Only the lines from the top of the listing below to the line that has "(0,0) rectangle (1084,-315);" should be echoed, with both ends kept and pictures left out.

=== Information provided ===

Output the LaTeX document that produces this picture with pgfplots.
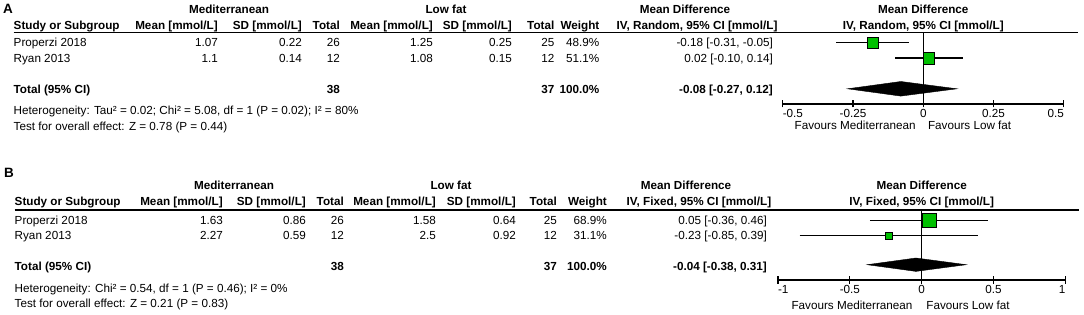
\documentclass[border=0pt]{standalone}
\usepackage{pgfplots}
\pgfplotsset{compat=1.18}
\usepackage{fontspec}
\setmainfont{Liberation Sans}
\definecolor{rmgreen}{RGB}{0,192,0}
\newcommand\fs{\fontsize{11.7}{14}\selectfont}
\newcommand\tl[3]{\node[anchor=base west,inner sep=0pt] at (#1,-#2) {#3};}
\newcommand\tr[3]{\node[anchor=base east,inner sep=0pt] at (#1,-#2) {#3};}
\newcommand\tc[3]{\node[anchor=base,inner sep=0pt] at (#1,-#2) {#3};}
\pgfplotsset{
  forest/.style={
    scale only axis, anchor=south west, clip=false,
    axis x line=bottom, axis y line=none,
    axis line style={-, line width=1.2pt, black},
    tick align=center, major tick length=7pt,
    x tick style={line width=1.2pt, black},
    xticklabel style={font=\fs, inner sep=0pt, anchor=north, yshift=-2pt},
  },
  ci/.style={black, line width=1.2pt, forget plot},
}
\begin{document}
\begin{tikzpicture}[x=1pt, y=1pt, font=\fs]
\useasboundingbox (0,0) rectangle (1084,-315);

% ================= Panel A =================
\node[anchor=base west,inner sep=0pt,font=\fontsize{13.5}{15}\selectfont\bfseries] at (3,-13.6) {A};
\begin{scope}[font=\fs\bfseries]
\tc{229}{14}{Mediterranean}
\tc{446}{14}{Low fat}
\tc{685}{14}{Mean Difference}
\tc{923.3}{14}{Mean Difference}
\tl{13.5}{29.5}{Study or Subgroup}
\tr{218}{29.5}{Mean [mmol/L]}
\tr{302}{29.5}{SD [mmol/L]}
\tr{340}{29.5}{Total}
\tr{433}{29.5}{Mean [mmol/L]}
\tr{512}{29.5}{SD [mmol/L]}
\tr{554.5}{29.5}{Total}
\tr{599.5}{29.5}{Weight}
\tc{697}{29.5}{IV, Random, 95\% CI [mmol/L]}
\tc{923.3}{29.5}{IV, Random, 95\% CI [mmol/L]}
\end{scope}
\draw[line width=1.3pt] (13.5,-32.5) -- (1078,-32.5);
\tl{13.5}{47}{Properzi 2018}
\tr{218}{47}{1.07}
\tr{302}{47}{0.22}
\tr{340}{47}{26}
\tr{433}{47}{1.25}
\tr{512}{47}{0.25}
\tr{554.5}{47}{25}
\tr{599.5}{47}{48.9\%}
\tr{773}{47}{-0.18 [-0.31, -0.05]}
\tl{13.5}{62.5}{Ryan 2013}
\tr{218}{62.5}{1.1}
\tr{302}{62.5}{0.14}
\tr{340}{62.5}{12}
\tr{433}{62.5}{1.08}
\tr{512}{62.5}{0.15}
\tr{554.5}{62.5}{12}
\tr{599.5}{62.5}{51.1\%}
\tr{773}{62.5}{0.02 [-0.10, 0.14]}
\begin{scope}[font=\fs\bfseries]
\tl{13.5}{94}{Total (95\% CI)}
\tr{340}{94}{38}
\tr{554.5}{94}{37}
\tr{599.5}{94}{100.0\%}
\tr{773}{94}{-0.08 [-0.27, 0.12]}
\end{scope}
\tl{13.5}{115}{Heterogeneity: Tau² = 0.02; Chi² = 5.08, df = 1 (P = 0.02); I² = 80\%}
\tl{13.5}{130.8}{Test for overall effect: Z = 0.78 (P = 0.44)}
\tr{915.8}{130}{Favours Mediterranean}
\tl{927.8}{130}{Favours Low fat}

\begin{axis}[forest,
  at={(782.8pt,-104pt)}, width=281pt, height=71.5pt,
  xmin=-0.5, xmax=0.5, ymin=-104, ymax=-32.5,
  xtick={-0.5,-0.25,0,0.25,0.5},
  xticklabels={\rlap{-0.5},-0.25,0,0.25,\llap{0.5}},
]
\addplot[ci] coordinates {(0,-32.5) (0,-104)};
\addplot[ci] coordinates {(-0.31,-42.5) (-0.05,-42.5)};
\addplot[ci] coordinates {(-0.10,-58) (0.14,-58)};
\addplot[only marks, mark=square*, mark size=5.5pt, mark options={draw=none, fill=rmgreen}] coordinates {(-0.18,-42.5)};
\addplot[only marks, mark=square*, mark size=5.75pt, mark options={draw=none, fill=rmgreen}] coordinates {(0.02,-58)};
\addplot[fill=black, draw=black, line width=0.4pt] coordinates {(-0.27,-88.8) (-0.08,-81.5) (0.12,-88.8) (-0.08,-96.1)} -- cycle;
\end{axis}

% ================= Panel B =================
\node[anchor=base west,inner sep=0pt,font=\fontsize{13.5}{15}\selectfont\bfseries] at (4,-177.3) {B};
\begin{scope}[font=\fs\bfseries]
\tc{234}{189.3}{Mediterranean}
\tc{451}{189.3}{Low fat}
\tc{686}{189.3}{Mean Difference}
\tc{921.7}{189.3}{Mean Difference}
\tl{14.5}{205.8}{Study or Subgroup}
\tr{223}{205.8}{Mean [mmol/L]}
\tr{306}{205.8}{SD [mmol/L]}
\tr{344}{205.8}{Total}
\tr{436}{205.8}{Mean [mmol/L]}
\tr{516}{205.8}{SD [mmol/L]}
\tr{557}{205.8}{Total}
\tr{607}{205.8}{Weight}
\tc{699}{205.8}{IV, Fixed, 95\% CI [mmol/L]}
\tc{921.7}{205.8}{IV, Fixed, 95\% CI [mmol/L]}
\end{scope}
\draw[line width=1.3pt] (14.5,-210) -- (1079,-210);
\tl{14.5}{224.5}{Properzi 2018}
\tr{223}{224.5}{1.63}
\tr{306}{224.5}{0.86}
\tr{344}{224.5}{26}
\tr{436}{224.5}{1.58}
\tr{516}{224.5}{0.64}
\tr{557}{224.5}{25}
\tr{607}{224.5}{68.9\%}
\tr{767}{224.5}{0.05 [-0.36, 0.46]}
\tl{14.5}{240}{Ryan 2013}
\tr{223}{240}{2.27}
\tr{306}{240}{0.59}
\tr{344}{240}{12}
\tr{436}{240}{2.5}
\tr{516}{240}{0.92}
\tr{557}{240}{12}
\tr{607}{240}{31.1\%}
\tr{767}{240}{-0.23 [-0.85, 0.39]}
\begin{scope}[font=\fs\bfseries]
\tl{14.5}{270}{Total (95\% CI)}
\tr{344}{270}{38}
\tr{557}{270}{37}
\tr{607}{270}{100.0\%}
\tr{767}{270}{-0.04 [-0.38, 0.31]}
\end{scope}
\tl{14.5}{292}{Heterogeneity: Chi² = 0.54, df = 1 (P = 0.46); I² = 0\%}
\tl{14.5}{307.5}{Test for overall effect: Z = 0.21 (P = 0.83)}
\tr{912.7}{309}{Favours Mediterranean}
\tl{926.2}{309}{Favours Low fat}

\begin{axis}[forest,
  at={(778pt,-280pt)}, width=287.4pt, height=70pt,
  xmin=-1, xmax=1, ymin=-280, ymax=-210,
  xtick={-1,-0.5,0,0.5,1},
  xticklabels={\rlap{-1},-0.5,0,0.5,\llap{1}},
]
\addplot[ci] coordinates {(0,-210) (0,-280)};
\addplot[ci] coordinates {(-0.36,-220.3) (0.46,-220.3)};
\addplot[ci] coordinates {(-0.85,-235.7) (0.39,-235.7)};
\addplot[only marks, mark=square*, mark size=7pt, mark options={draw=none, fill=rmgreen}] coordinates {(0.05,-220.3)};
\addplot[only marks, mark=square*, mark size=3.8pt, mark options={draw=none, fill=rmgreen}] coordinates {(-0.23,-235.7)};
\addplot[fill=black, draw=black, line width=0.4pt] coordinates {(-0.38,-264.7) (-0.04,-258) (0.31,-264.7) (-0.04,-271.4)} -- cycle;
\end{axis}
\end{tikzpicture}
\end{document}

===

▸ Solution for this task
Output the LaTeX document that produces this picture with pgfplots.
\documentclass[border=0pt]{standalone}
\usepackage{pgfplots}
\pgfplotsset{compat=1.18}
\usepackage{fontspec}
\setmainfont{Liberation Sans}
\definecolor{rmgreen}{RGB}{0,192,0}
\newcommand\fs{\fontsize{11.7}{14}\selectfont}
\newcommand\tl[3]{\node[anchor=base west,inner sep=0pt] at (#1,-#2) {#3};}
\newcommand\tr[3]{\node[anchor=base east,inner sep=0pt] at (#1,-#2) {#3};}
\newcommand\tc[3]{\node[anchor=base,inner sep=0pt] at (#1,-#2) {#3};}
\pgfplotsset{
  forest/.style={
    scale only axis, anchor=south west, clip=false,
    axis x line=bottom, axis y line=none,
    axis line style={-, line width=1.2pt, black},
    tick align=center, major tick length=7pt,
    x tick style={line width=1.2pt, black},
    xticklabel style={font=\fs, inner sep=0pt, anchor=north, yshift=-2pt},
  },
  ci/.style={black, line width=1.2pt, forget plot},
}
\begin{document}
\begin{tikzpicture}[x=1pt, y=1pt, font=\fs]
\useasboundingbox (0,0) rectangle (1084,-315);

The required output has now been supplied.